**PROBLEM TO SOLVE:**
Repeat, exactly and in full, the lines of the listing below, but without any pictures.

>> START SUPPLIED DATA

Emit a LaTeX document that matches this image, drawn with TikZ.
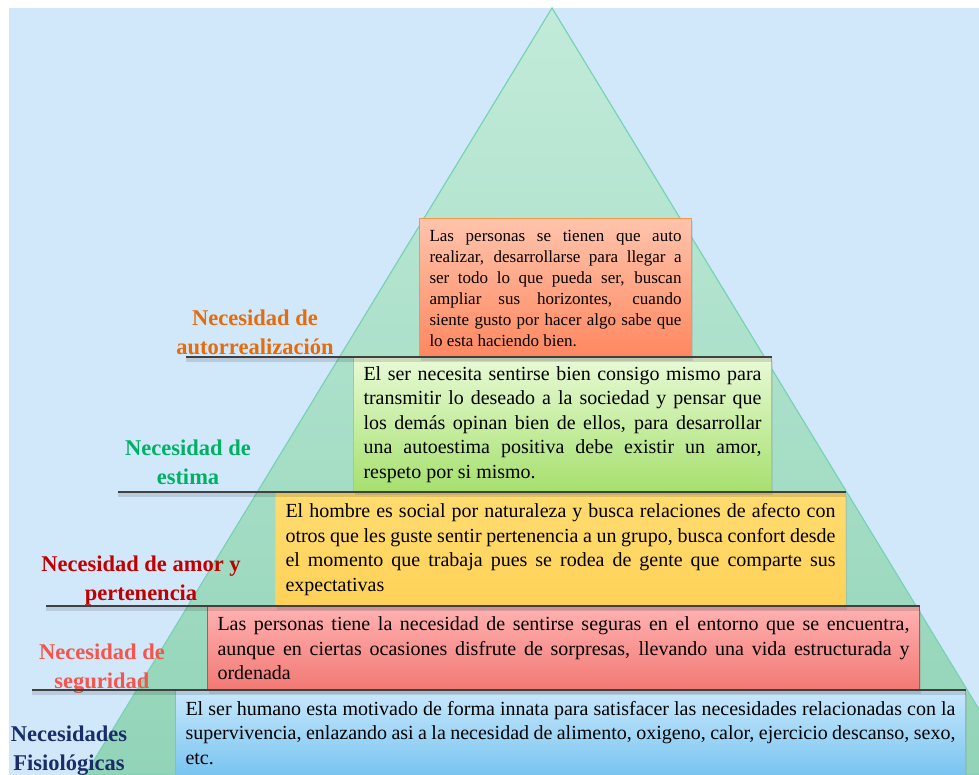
\documentclass[tikz,border=0pt]{standalone}
\usepackage{fontspec}
\setmainfont{Liberation Serif}
\usepackage{tikz}
\usetikzlibrary{positioning}
\usetikzlibrary{shadows}
\definecolor{bgblue}{RGB}{209,232,251}
\definecolor{pyrtop}{RGB}{194,235,217}
\definecolor{pyrbottom}{RGB}{146,212,184}
\definecolor{pyredge}{RGB}{122,210,182}
\definecolor{autorrcolor}{RGB}{228,108,10}
\definecolor{estimacolor}{RGB}{0,176,100}
\definecolor{amorcolor}{RGB}{192,0,0}
\definecolor{segcolor}{RGB}{245,85,75}
\definecolor{fisiocolor}{RGB}{25,45,105}
\definecolor{linegray}{RGB}{64,64,64}
\tikzset{pyramid/.style={top color=pyrtop,bottom color=pyrbottom,draw=pyredge,line width=1.2pt}}
\tikzset{needbox/.style={rectangle,anchor=north west,line width=1pt,inner xsep=10pt,inner ysep=0pt,align=justify,font=\fontsize{20}{24.5}\selectfont,drop shadow={opacity=0.2,shadow xshift=1pt,shadow yshift=-3pt}}}
\tikzset{autorrbox/.style={needbox,top color={rgb,255:red,255;green,196;blue,172},bottom color={rgb,255:red,255;green,135;blue,95},draw={rgb,255:red,247;green,150;blue,70},font=\fontsize{17}{21}\selectfont}}
\tikzset{estimabox/.style={needbox,top color={rgb,255:red,232;green,250;blue,214},bottom color={rgb,255:red,166;green,224;blue,110},draw={rgb,255:red,155;green,215;blue,100}}}
\tikzset{amorbox/.style={needbox,top color={rgb,255:red,255;green,220;blue,112},bottom color={rgb,255:red,255;green,210;blue,88},draw={rgb,255:red,220;green,225;blue,90}}}
\tikzset{segbox/.style={needbox,top color={rgb,255:red,255;green,178;blue,178},bottom color={rgb,255:red,242;green,120;blue,115},draw={rgb,255:red,222;green,70;blue,60}}}
\tikzset{fisiobox/.style={needbox,top color={rgb,255:red,200;green,232;blue,252},bottom color={rgb,255:red,120;green,196;blue,240},draw={rgb,255:red,110;green,195;blue,232}}}
\tikzset{needlabel/.style={align=center,font=\bfseries\fontsize{22.5}{29}\selectfont}}
\tikzset{levelline/.style={draw=linegray,line width=1.5pt,preaction={draw=black,opacity=0.12,line width=4pt,transform canvas={yshift=-3pt}}}}

\begin{document}
\begin{tikzpicture}[x=1pt,y=-1pt]
  \useasboundingbox (0,0) rectangle (979,775);
  % Background
  \fill[bgblue] (9,8) rectangle (979,775);
  \begin{scope}
    \clip (9,8) rectangle (979,775);
    % Pyramid
    \coordinate (apex) at (552,8);
    \coordinate (baseL) at (85,775);
    \coordinate (baseR) at (1019,775);
    \draw[pyramid] (apex) -- (baseL) -- (baseR) -- cycle;

    % Boxes, from the base up
    \node[fisiobox,text width=770pt,minimum height=85pt] (fisio) at (175,690)
      {El ser humano esta motivado de forma innata para satisfacer las necesidades relacionadas con la\linebreak
       supervivencia, enlazando asi a la necesidad de alimento, oxigeno, calor, ejercicio descanso, sexo,\linebreak
       etc.};
    \node[segbox,text width=692pt,minimum height=84pt] (seg) at (207,606)
      {Las personas tiene la necesidad de sentirse seguras en el entorno que se encuentra,\linebreak
       aunque en ciertas ocasiones disfrute de sorpresas, llevando una vida estructurada y\linebreak
       ordenada};
    \node[amorbox,text width=550pt,minimum height=114pt] (amor) at (275,492)
      {El hombre es social por naturaleza y busca relaciones de afecto con\linebreak
       otros que les guste sentir pertenencia a un grupo, busca confort desde\linebreak
       el momento que trabaja pues se rodea de gente que comparte sus\linebreak
       expectativas};
    \node[estimabox,text width=398pt,minimum height=134pt] (estima) at (353,357)
      {El ser necesita sentirse bien consigo mismo para\linebreak
       transmitir lo deseado a la sociedad y pensar que\linebreak
       los demás opinan bien de ellos, para desarrollar\linebreak
       una autoestima positiva debe existir un amor,\linebreak
       respeto por si mismo.};
    \node[autorrbox,text width=252pt,minimum height=139pt] (autorr) at (419,218)
      {Las personas se tienen que auto\linebreak
       realizar, desarrollarse para llegar a\linebreak
       ser todo lo que pueda ser, buscan\linebreak
       ampliar sus horizontes, cuando\linebreak
       siente gusto por hacer algo sabe que\linebreak
       lo esta haciendo bien.};

    % Labels
    \node[needlabel,text=autorrcolor] (lautorr) at (255,332) {Necesidad de\\autorrealización};
    \node[needlabel,text=estimacolor] (lestima) at (188,462) {Necesidad de\\estima};
    \node[needlabel,text=amorcolor] (lamor) at (141,581) {Necesidad de amor y\\pertenencia};
    \node[needlabel,text=segcolor] (lseg) at (102,669) {Necesidad de\\seguridad};
    \node[needlabel,text=fisiocolor] (lfisio) at (69,751) {Necesidades\\Fisiológicas};

    % Level lines
    \coordinate (l1) at (186,357);
    \coordinate (l2) at (118,492);
    \coordinate (l3) at (46,606);
    \coordinate (l4) at (32,690);
    \draw[levelline] (l1) -- (estima.north east);
    \draw[levelline] (l2) -- (amor.north east);
    \draw[levelline] (l3) -- (seg.north east);
    \draw[levelline] (l4) -- (fisio.north east);
  \end{scope}
\end{tikzpicture}
\end{document}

>> END SUPPLIED DATA

**TASK SOLUTION:**
Emit a LaTeX document that matches this image, drawn with TikZ.
\documentclass[tikz,border=0pt]{standalone}
\usepackage{fontspec}
\setmainfont{Liberation Serif}
\usepackage{tikz}
\usetikzlibrary{positioning}
\usetikzlibrary{shadows}
\definecolor{bgblue}{RGB}{209,232,251}
\definecolor{pyrtop}{RGB}{194,235,217}
\definecolor{pyrbottom}{RGB}{146,212,184}
\definecolor{pyredge}{RGB}{122,210,182}
\definecolor{autorrcolor}{RGB}{228,108,10}
\definecolor{estimacolor}{RGB}{0,176,100}
\definecolor{amorcolor}{RGB}{192,0,0}
\definecolor{segcolor}{RGB}{245,85,75}
\definecolor{fisiocolor}{RGB}{25,45,105}
\definecolor{linegray}{RGB}{64,64,64}
\tikzset{pyramid/.style={top color=pyrtop,bottom color=pyrbottom,draw=pyredge,line width=1.2pt}}
\tikzset{needbox/.style={rectangle,anchor=north west,line width=1pt,inner xsep=10pt,inner ysep=0pt,align=justify,font=\fontsize{20}{24.5}\selectfont,drop shadow={opacity=0.2,shadow xshift=1pt,shadow yshift=-3pt}}}
\tikzset{autorrbox/.style={needbox,top color={rgb,255:red,255;green,196;blue,172},bottom color={rgb,255:red,255;green,135;blue,95},draw={rgb,255:red,247;green,150;blue,70},font=\fontsize{17}{21}\selectfont}}
\tikzset{estimabox/.style={needbox,top color={rgb,255:red,232;green,250;blue,214},bottom color={rgb,255:red,166;green,224;blue,110},draw={rgb,255:red,155;green,215;blue,100}}}
\tikzset{amorbox/.style={needbox,top color={rgb,255:red,255;green,220;blue,112},bottom color={rgb,255:red,255;green,210;blue,88},draw={rgb,255:red,220;green,225;blue,90}}}
\tikzset{segbox/.style={needbox,top color={rgb,255:red,255;green,178;blue,178},bottom color={rgb,255:red,242;green,120;blue,115},draw={rgb,255:red,222;green,70;blue,60}}}
\tikzset{fisiobox/.style={needbox,top color={rgb,255:red,200;green,232;blue,252},bottom color={rgb,255:red,120;green,196;blue,240},draw={rgb,255:red,110;green,195;blue,232}}}
\tikzset{needlabel/.style={align=center,font=\bfseries\fontsize{22.5}{29}\selectfont}}
\tikzset{levelline/.style={draw=linegray,line width=1.5pt,preaction={draw=black,opacity=0.12,line width=4pt,transform canvas={yshift=-3pt}}}}

\begin{document}
\begin{tikzpicture}[x=1pt,y=-1pt]
  \useasboundingbox (0,0) rectangle (979,775);
  % Background
  \fill[bgblue] (9,8) rectangle (979,775);
  \begin{scope}
    \clip (9,8) rectangle (979,775);
    % Pyramid
    \coordinate (apex) at (552,8);
    \coordinate (baseL) at (85,775);
    \coordinate (baseR) at (1019,775);
    \draw[pyramid] (apex) -- (baseL) -- (baseR) -- cycle;

    % Boxes, from the base up
    \node[fisiobox,text width=770pt,minimum height=85pt] (fisio) at (175,690)
      {El ser humano esta motivado de forma innata para satisfacer las necesidades relacionadas con la\linebreak
       supervivencia, enlazando asi a la necesidad de alimento, oxigeno, calor, ejercicio descanso, sexo,\linebreak
       etc.};
    \node[segbox,text width=692pt,minimum height=84pt] (seg) at (207,606)
      {Las personas tiene la necesidad de sentirse seguras en el entorno que se encuentra,\linebreak
       aunque en ciertas ocasiones disfrute de sorpresas, llevando una vida estructurada y\linebreak
       ordenada};
    \node[amorbox,text width=550pt,minimum height=114pt] (amor) at (275,492)
      {El hombre es social por naturaleza y busca relaciones de afecto con\linebreak
       otros que les guste sentir pertenencia a un grupo, busca confort desde\linebreak
       el momento que trabaja pues se rodea de gente que comparte sus\linebreak
       expectativas};
    \node[estimabox,text width=398pt,minimum height=134pt] (estima) at (353,357)
      {El ser necesita sentirse bien consigo mismo para\linebreak
       transmitir lo deseado a la sociedad y pensar que\linebreak
       los demás opinan bien de ellos, para desarrollar\linebreak
       una autoestima positiva debe existir un amor,\linebreak
       respeto por si mismo.};
    \node[autorrbox,text width=252pt,minimum height=139pt] (autorr) at (419,218)
      {Las personas se tienen que auto\linebreak
       realizar, desarrollarse para llegar a\linebreak
       ser todo lo que pueda ser, buscan\linebreak
       ampliar sus horizontes, cuando\linebreak
       siente gusto por hacer algo sabe que\linebreak
       lo esta haciendo bien.};

    % Labels
    \node[needlabel,text=autorrcolor] (lautorr) at (255,332) {Necesidad de\\autorrealización};
    \node[needlabel,text=estimacolor] (lestima) at (188,462) {Necesidad de\\estima};
    \node[needlabel,text=amorcolor] (lamor) at (141,581) {Necesidad de amor y\\pertenencia};
    \node[needlabel,text=segcolor] (lseg) at (102,669) {Necesidad de\\seguridad};
    \node[needlabel,text=fisiocolor] (lfisio) at (69,751) {Necesidades\\Fisiológicas};

    % Level lines
    \coordinate (l1) at (186,357);
    \coordinate (l2) at (118,492);
    \coordinate (l3) at (46,606);
    \coordinate (l4) at (32,690);
    \draw[levelline] (l1) -- (estima.north east);
    \draw[levelline] (l2) -- (amor.north east);
    \draw[levelline] (l3) -- (seg.north east);
    \draw[levelline] (l4) -- (fisio.north east);
  \end{scope}
\end{tikzpicture}
\end{document}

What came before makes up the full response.